By this time the church had developed considerably in its organization, partly against these external pressures and partly in order to express its own nature as a historically continuous society with a corporate unity, a ministry, and distinct worship practices and
sacraments. Not later than the first decades of the 2nd century there is evidence in Antioch and several Asian cities of congregations being governed by a single
bishop assisted by a group of
presbyters and a number of
deacons. The bishop was the chief minister in
worship, teaching, and pastoral care as well as the supervisor of all administration. The presbyters were collectively his council; individually the bishop might call upon them for help in any of his ministerial duties. The deacons came to be specially associated with the bishop in his liturgical office and in the administration of property, including assistance to the needy.
How far back this threefold
ministry can be traced has long been a matter of controversy. It is certain that typical Christian groups, at least in cities, possessed a recognized ministry from their very beginnings, and it is almost as certain that the pattern of ministry was not derived from Greek models. The presbyters (elders) were clearly taken over from the Jewish synagogue; the bishop (where this title is not simply an
alternative for presbyter) may be related to the supervisor of the
communities known from the
Dead Sea Scrolls. How and when the bishop came to be regarded as having authority over his presbyters and how such a “monarchical” bishop was related to the original apostles—whether by
direct succession of appointment, by localization of missionary-founders, or by elevation from the presbyterate—remains uncertain. While apostles and other first-generation leaders were alive, there was understandably some fluidity in organization, with apostles, prophets, and teachers at work side by side with bishops, presbyters, and deacons; moreover, some New Testament terms may indicate at one time an office, at another a function.
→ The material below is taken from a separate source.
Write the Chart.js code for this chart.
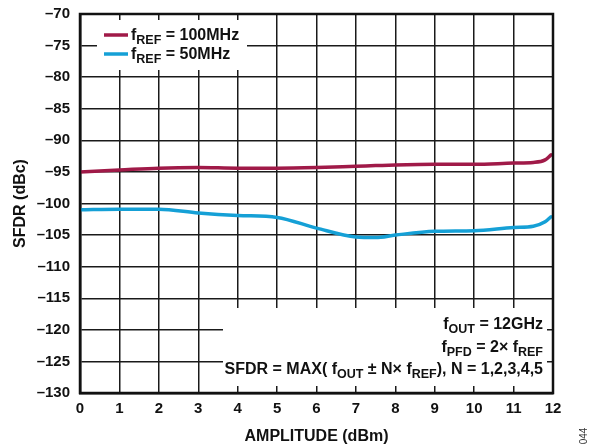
<!DOCTYPE html>
<html>
<head>
<meta charset="utf-8">
<script src="https://cdn.jsdelivr.net/npm/chart.js@4/dist/chart.umd.min.js"></script>
<style>
  html, body { margin: 0; padding: 0; background: #fff; }
  #wrap { width: 591px; height: 446px; position: relative; }
</style>
</head>
<body>
<div id="wrap"><canvas id="chart"></canvas></div>
<script>
// ─── Data ───────────────────────────────────────────────────────────────────

const amplitude = [0, 1, 2, 3, 4, 5, 6, 7, 7.5, 8, 9, 10, 11, 11.5, 11.8, 11.95];
const sfdrRef100 = [-95.0, -94.7, -94.4, -94.3, -94.4, -94.4, -94.3, -94.1, -94.0, -93.9, -93.8, -93.8, -93.6, -93.5, -93.1, -92.3];
const sfdrRef50  = [-101.0, -100.9, -100.9, -101.5, -101.9, -102.2, -103.9, -105.3, -105.4, -105.0, -104.4, -104.3, -103.8, -103.6, -102.9, -102.1];

const xTicks = [0, 1, 2, 3, 4, 5, 6, 7, 8, 9, 10, 11, 12];
const yTicks = [-70, -75, -80, -85, -90, -95, -100, -105, -110, -115, -120, -125, -130];

const RED  = '#a01a48';
const BLUE = '#15a0d6';
const FONT = 'Liberation Sans, Arial, sans-serif';

const toPts = (ys) => amplitude.map((x, i) => ({ x, y: ys[i] }));

// ─── Rich text with subscripts ───────────────────────────────────────────────

// runs: [text, isSub]
function runsWidth(ctx, runs) {
  let w = 0;
  runs.forEach(([t, sub]) => {
    ctx.font = `bold ${sub ? 12.5 : 16}px ${FONT}`;
    w += ctx.measureText(t).width;
  });
  return w;
}

function drawRuns(ctx, runs, x, y, align) {
  let cx = align === 'right' ? x - runsWidth(ctx, runs) : x;
  ctx.textBaseline = 'alphabetic';
  ctx.textAlign = 'left';
  ctx.fillStyle = '#111';
  runs.forEach(([t, sub]) => {
    ctx.font = `bold ${sub ? 12.5 : 16}px ${FONT}`;
    ctx.fillText(t, cx, sub ? y + 4 : y);
    cx += ctx.measureText(t).width;
  });
}

// ─── Boxes, legend, notes, frame ─────────────────────────────────────────────

const overlayPlugin = {
  id: 'overlay',
  beforeDatasetsDraw(chart) {
    const ctx = chart.ctx;
    ctx.save();
    ctx.fillStyle = '#fff';
    ctx.fillRect(97, 20, 150, 50);    // legend box
    ctx.fillRect(223, 308, 324, 78);  // notes box
    ctx.restore();
  },
  afterDatasetsDraw(chart) {
    const { left, right, top, bottom } = chart.chartArea;
    const ctx = chart.ctx;
    ctx.save();
    ctx.strokeStyle = '#111';
    ctx.lineWidth = 2.5;
    ctx.strokeRect(left, top, right - left, bottom - top);
    ctx.restore();
  },
  afterDraw(chart) {
    const ctx = chart.ctx;
    ctx.save();

    // legend
    [[RED, '100MHz', 35], [BLUE, '50MHz', 54]].forEach(([c, label, y]) => {
      ctx.strokeStyle = c;
      ctx.lineWidth = 3.5;
      ctx.beginPath();
      ctx.moveTo(104, y);
      ctx.lineTo(128, y);
      ctx.stroke();
      drawRuns(ctx, [['f', 0], ['REF', 1], [' = ' + label, 0]], 131, y + 5, 'left');
    });

    // notes
    drawRuns(ctx, [['f', 0], ['OUT', 1], [' = 12GHz', 0]], 543, 329, 'right');
    drawRuns(ctx, [['f', 0], ['PFD', 1], [' = 2× f', 0], ['REF', 1]], 543, 352, 'right');
    drawRuns(ctx, [['SFDR = MAX( f', 0], ['OUT', 1], [' ± N× f', 0], ['REF', 1], ['), N = 1,2,3,4,5', 0]], 543, 374, 'right');

    // figure number
    ctx.translate(584, 436);
    ctx.rotate(-Math.PI / 2);
    ctx.font = `10px ${FONT}`;
    ctx.fillStyle = '#333';
    ctx.textAlign = 'center';
    ctx.textBaseline = 'middle';
    ctx.fillText('044', 0, 0);
    ctx.restore();
  },
};

// ─── Chart ───────────────────────────────────────────────────────────────────

const gridStyle = { color: '#1a1a1a', lineWidth: 1.5, drawTicks: false };
const tickFont = { family: FONT, size: 15, weight: 'bold' };
const titleFont = { family: FONT, size: 16, weight: 'bold' };

new Chart(document.getElementById('chart'), {
  type: 'line',
  data: {
    datasets: [
      { label: 'fREF = 100MHz', data: toPts(sfdrRef100), borderColor: RED },
      { label: 'fREF = 50MHz', data: toPts(sfdrRef50), borderColor: BLUE },
    ],
  },
  options: {
    responsive: true,
    maintainAspectRatio: false,
    animation: false,
    layout: { padding: { top: 14, right: 38, left: 0, bottom: 0 } },
    elements: {
      line: { borderWidth: 3.5, cubicInterpolationMode: 'monotone', borderCapStyle: 'round' },
      point: { radius: 0 },
    },
    plugins: {
      legend: { display: false },
      tooltip: { enabled: false },
    },
    scales: {
      x: {
        type: 'linear',
        min: 0,
        max: 12,
        afterBuildTicks: (s) => { s.ticks = xTicks.map((v) => ({ value: v })); },
        afterFit: (s) => { s.height = 53; s.paddingLeft = 0; s.paddingRight = 0; },
        ticks: { color: '#111', font: tickFont, padding: 7, maxRotation: 0 },
        grid: gridStyle,
        border: { color: '#111', width: 2.5 },
        title: {
          display: true,
          text: 'AMPLITUDE (dBm)',
          color: '#111',
          font: titleFont,
          padding: { top: 0, bottom: 0 },
        },
      },
      y: {
        min: -130,
        max: -70,
        afterBuildTicks: (s) => { s.ticks = yTicks.map((v) => ({ value: v })); },
        afterFit: (s) => { s.width = 80; s.paddingTop = 0; s.paddingBottom = 0; },
        ticks: {
          color: '#111',
          font: tickFont,
          padding: 10,
          callback: (v) => String(v).replace('-', '–'),
        },
        grid: gridStyle,
        border: { color: '#111', width: 2.5 },
        title: {
          display: true,
          text: 'SFDR (dBc)',
          color: '#111',
          font: titleFont,
          padding: { top: 11, bottom: 0 },
        },
      },
    },
  },
  plugins: [overlayPlugin],
});
</script>
</body>
</html>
Though the first local unit of organization must have been the
congregation, the church was soon making use of the administrative divisions of the
Roman Empire. Normally each bishop became responsible for the church in a recognized
civitas; that is, an urban centre with its surrounding
territorium. This was the
diocese, the fundamental unit of
ecclesiastical geography. The subdivision of a diocese into
parishes was a much later development. By the late 2nd century, when
heresy and other problems compelled the bishops to meet together in councils, they tended to group themselves according to the civil provinces. In the 3rd century there emerges clear evidence of the ecclesiastical
province, usually coinciding in area with the civil province and accepting the bishop of the civil capital (metropolis) as its primate (
metropolitan), a system which received
canonical status and further precision at the
Council of Nicaea (325). Besides such metropolitans, the bishops of a few outstanding sees acquired a special authority through a combination of the
secular importance of the city and its place in missionary history as a mother church. In Egypt, for example, the bishop of Alexandria ruled six provinces, and in Latin Africa the bishop of Carthage was the accepted leader, though without juridical or canonical rights, of the whole area. The Council of Nicaea, while defining the canonical status of the provincial
synods and metropolitans, reaffirmed the ancient customary privileges of Rome, Alexandria, Antioch, and certain other unnamed sees. Out of this the patriarchates of later times were developed.